Physical and Logical Independence

This requirement in particular seems predicated on viewing things as a database, rather than an information store. Okay, it is a Relational Database Management System we're trashing...

"Logical Independence" requires that the DBA be able to rearrange how data is stored without affecting the user's view of that data. MV, however, restricts the DBA's freedom by imposing a practical requirement that that view approximates to the real-world view of the thing being modelled by the data. No single requirement highlights the divorce behind relational's theory of data and the real world more clearly than this one.

Given that MV imposes some resemblance between the database and the reality it is modelling, and given also that modern implementations use an OS file store rather than seeking to manage their own storage as one huge blob, the physical independence is easily achieved. FILEs can be placed in any convenient location.

This also addresses rule 11 - Distribution independence - in pretty much the same way.

Integrity Independence and Non-Subversion

Currently missing from the MV model as a formal constraint. But the relational model does not distinguish between "natural law" constraints, where a description has no meaning outside of the object it describes, and "statute law" constraints, relationships where the two objects can have an independent existence independent of the relationship between them.

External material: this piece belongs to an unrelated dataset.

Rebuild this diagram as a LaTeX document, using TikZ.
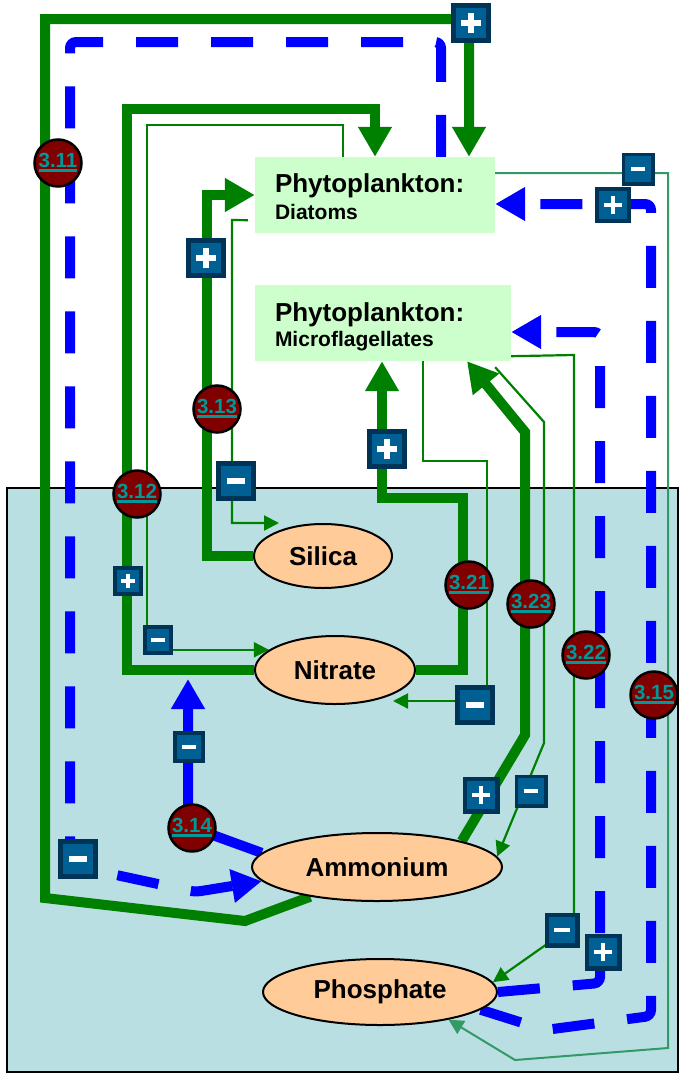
\documentclass[tikz,border=0pt]{standalone}
\usepackage{fontspec}
\setmainfont{Liberation Sans}
\usetikzlibrary{arrows.meta,shapes.geometric}
\definecolor{grn}{RGB}{0,128,0}
\definecolor{blu}{RGB}{0,0,255}
\definecolor{sgrn}{RGB}{51,153,102}
\definecolor{waterc}{RGB}{186,223,226}
\definecolor{phyto}{RGB}{204,255,204}
\definecolor{nutr}{RGB}{255,204,153}
\definecolor{dred}{RGB}{128,0,0}
\definecolor{tealtx}{RGB}{0,153,153}
\definecolor{bdOut}{RGB}{0,52,86}
\definecolor{bdIn}{RGB}{0,96,148}
\pgfdeclarelayer{waterl}
\pgfdeclarelayer{lines}
\pgfsetlayers{waterl,lines,main}
\newcommand\ulab[1]{\setbox0=\hbox{#1}\rlap{\rule[-4.5pt]{\wd0}{3pt}}\box0}
\tikzset{
  gline/.style={draw=grn, line width=10pt},
  bigtip/.style={-{Triangle[width=32pt,length=30pt]}},
  tline/.style={draw=grn, line width=2.2pt, -{Triangle[width=15pt,length=15pt]}},
  bdash/.style={draw=blu, line width=10pt, dash pattern=on 42pt off 33pt, rounded corners=6pt},
  bsolid/.style={draw=blu, line width=10pt},
  pbox/.style={rectangle, fill=phyto, inner xsep=20pt, inner ysep=0pt, minimum height=76pt, align=left, font=\bfseries},
  nut/.style={ellipse, fill=nutr, draw=black, line width=2pt, inner sep=0pt, font=\fontsize{26}{28}\selectfont\bfseries},
  cnum/.style={circle, fill=dred, draw=black, line width=2.5pt, minimum size=47pt, inner sep=0pt, text=tealtx, font=\fontsize{20.5}{22}\selectfont\bfseries},
  bminus/.style={rectangle, inner sep=0pt, minimum size=#1pt, fill=bdOut,
    path picture={
      \fill[bdIn] ([shift={(0.12*#1pt,0.12*#1pt)}]path picture bounding box.south west) rectangle ([shift={(-0.12*#1pt,-0.12*#1pt)}]path picture bounding box.north east);
      \fill[white] ([shift={(-0.22*#1pt,-0.065*#1pt)}]path picture bounding box.center) rectangle ([shift={(0.22*#1pt,0.065*#1pt)}]path picture bounding box.center);
    }},
  bplus/.style={rectangle, inner sep=0pt, minimum size=#1pt, fill=bdOut,
    path picture={
      \fill[bdIn] ([shift={(0.12*#1pt,0.12*#1pt)}]path picture bounding box.south west) rectangle ([shift={(-0.12*#1pt,-0.12*#1pt)}]path picture bounding box.north east);
      \fill[white] ([shift={(-0.24*#1pt,-0.065*#1pt)}]path picture bounding box.center) rectangle ([shift={(0.24*#1pt,0.065*#1pt)}]path picture bounding box.center);
      \fill[white] ([shift={(-0.065*#1pt,-0.24*#1pt)}]path picture bounding box.center) rectangle ([shift={(0.065*#1pt,0.24*#1pt)}]path picture bounding box.center);
    }},
}
\begin{document}
\begin{tikzpicture}[x=1pt,y=-1pt]
\useasboundingbox (0,0) rectangle (681,1074);
\begin{pgfonlayer}{waterl}
  \draw[fill=waterc, draw=black, line width=2pt] (7,488) rectangle (678,1072);
\end{pgfonlayer}

% boxes and nutrients
\node[pbox, minimum width=240pt, text width=200pt] (diat) at (375,195)
  {\fontsize{26}{12}\selectfont Phytoplankton:\rule[-6pt]{0pt}{29pt}\\\fontsize{21}{12}\selectfont Diatoms\rule{0pt}{20pt}};
\node[pbox, minimum width=256pt, text width=216pt] (micro) at (383,323)
  {\fontsize{26}{12}\selectfont Phytoplankton:\rule[-6pt]{0pt}{33pt}\\\fontsize{21}{12}\selectfont Microflagellates\rule{0pt}{18pt}};
\node[nut, minimum width=138pt, minimum height=64pt] (silica) at (323,556) {Silica};
\node[nut, minimum width=160pt, minimum height=68pt] (nitrate) at (335,670) {Nitrate};
\node[nut, minimum width=250pt, minimum height=68pt] (ammonium) at (377,867) {Ammonium};
\node[nut, minimum width=234pt, minimum height=66pt] (phosphate) at (380,992) {Phosphate};

\coordinate (silT) at (279,523);
\coordinate (nitT) at (393,701);
\coordinate (b14t) at (188,679);

\begin{pgfonlayer}{lines}
  % 3.11 green
  \draw[gline,bigtip] (ammonium.204) -- (245,921) -- (45,898) -- (45,19) -- (469,19) -- (469,0 |- diat.north);
  % 3.12 green
  \draw[gline,bigtip] (nitrate.west) -- (127,670) -- (127,109) -- (375,109) -- (375,0 |- diat.north);
  % 3.12 thin
  \draw[tline] (343,0 |- diat.north) -- (343,125) -- (147,125) -- (147,0 |- nitrate.163) -- (nitrate.163);
  % 3.13 green
  \draw[gline,bigtip] (silica.west) -- (207,0 |- silica.west) -- (207,0 |- diat.west) -- (diat.west);
  % 3.13 thin
  \draw[tline] ([shift={(-7pt,13pt)}]diat.south west) -- (232,220) -- (232,523) -- (silT);
  % 3.21 green
  \draw[gline,bigtip] (nitrate.east) -- (463,670) -- (463,498) -- (382,498) -- (382,0 |- micro.south);
  % 3.21 thin
  \draw[tline] (423,0 |- micro.south) -- (423,461) -- (487,461) -- (487,701) -- (nitT);
  % 3.23 green
  \draw[gline,bigtip] (ammonium.17) -- (525,735) -- (525,432) -- (467,0 |- micro.south);
  % 3.23 thin
  \draw[tline] ([shift={(-16pt,-6pt)}]micro.south east) -- (544,422) -- (544,743) -- (ammonium.5);
  % 3.22 thin
  \draw[tline] ([yshift=5pt]micro.south east) -- (574,355) -- (574,925) -- (phosphate.5);
  % 3.15 thin
  \draw[tline, draw=sgrn, line width=2pt] ([yshift=22pt]diat.east) -- (668,173) -- (668,1048) -- (515,1060) -- (phosphate.-22);
  % 3.11 blue dashed
  \draw[bdash,bigtip] (441,0 |- diat.north) -- (441,42) -- (70,42) -- (70,865) -- (195,892) -- (ammonium.187);
  % 3.14 blue solid
  \draw[bsolid,bigtip] (ammonium.173) -- (188,826) -- (b14t);
  % 3.22 blue dashed
  \draw[bdash,bigtip] (phosphate.east) -- (600,983) -- (600,332) -- (micro.east |- 600,332);
  % 3.15 blue dashed
  \draw[bdash,bigtip] (phosphate.-10) -- (545,1030) -- (651,1016) -- (651,204) -- (diat.east |- 651,204);
\end{pgfonlayer}

% badges
\node[bplus=40] (g1) at (471,23) {};
\node[bminus=33] (g2) at (638,169) {};
\node[bplus=36] (g3) at (613,205) {};
\node[bplus=40] (g4) at (206,258) {};
\node[bminus=40] (g5) at (236,481) {};
\node[bplus=40] (g6) at (387,449) {};
\node[bplus=30] (g7) at (128,581) {};
\node[bminus=30] (g8) at (158,640) {};
\node[bminus=32] (g9) at (189,747) {};
\node[bminus=40] (g10) at (475,705) {};
\node[bplus=37] (g11) at (481,795) {};
\node[bminus=33] (g12) at (531,791) {};
\node[bminus=40] (g13) at (78,859) {};
\node[bminus=35] (g14) at (562,930) {};
\node[bplus=37] (g15) at (603,952) {};

% numbered circles
\node[cnum] (c311) at (58,163) {\ulab{3.11}};
\node[cnum] (c312) at (137,494) {\ulab{3.12}};
\node[cnum] (c313) at (217,409) {\ulab{3.13}};
\node[cnum] (c314) at (192,828) {\ulab{3.14}};
\node[cnum] (c321) at (469,585) {\ulab{3.21}};
\node[cnum] (c323) at (531,604) {\ulab{3.23}};
\node[cnum] (c322) at (586,655) {\ulab{3.22}};
\node[cnum] (c315) at (654,695) {\ulab{3.15}};
\end{tikzpicture}
\end{document}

A "natural law" constraint is unnecessary in MV because in a properly designed database, the description is stored with the object and if the object does not exist there is nowhere to store the description.

On the other hand, "statute law" constraints can be very dangerous - enforcing constraints that don't exist in the real world thereby requiring that the user enter data that is invalid in order to persuade the database to accept data that is valid.

So this sort of satisfies the non-subversion rule in exactly the same way - you can't subvert "natural law" constraints because the MV structure enforces it. But you can subvert "statute law" relationships because you can get at and edit the data directly.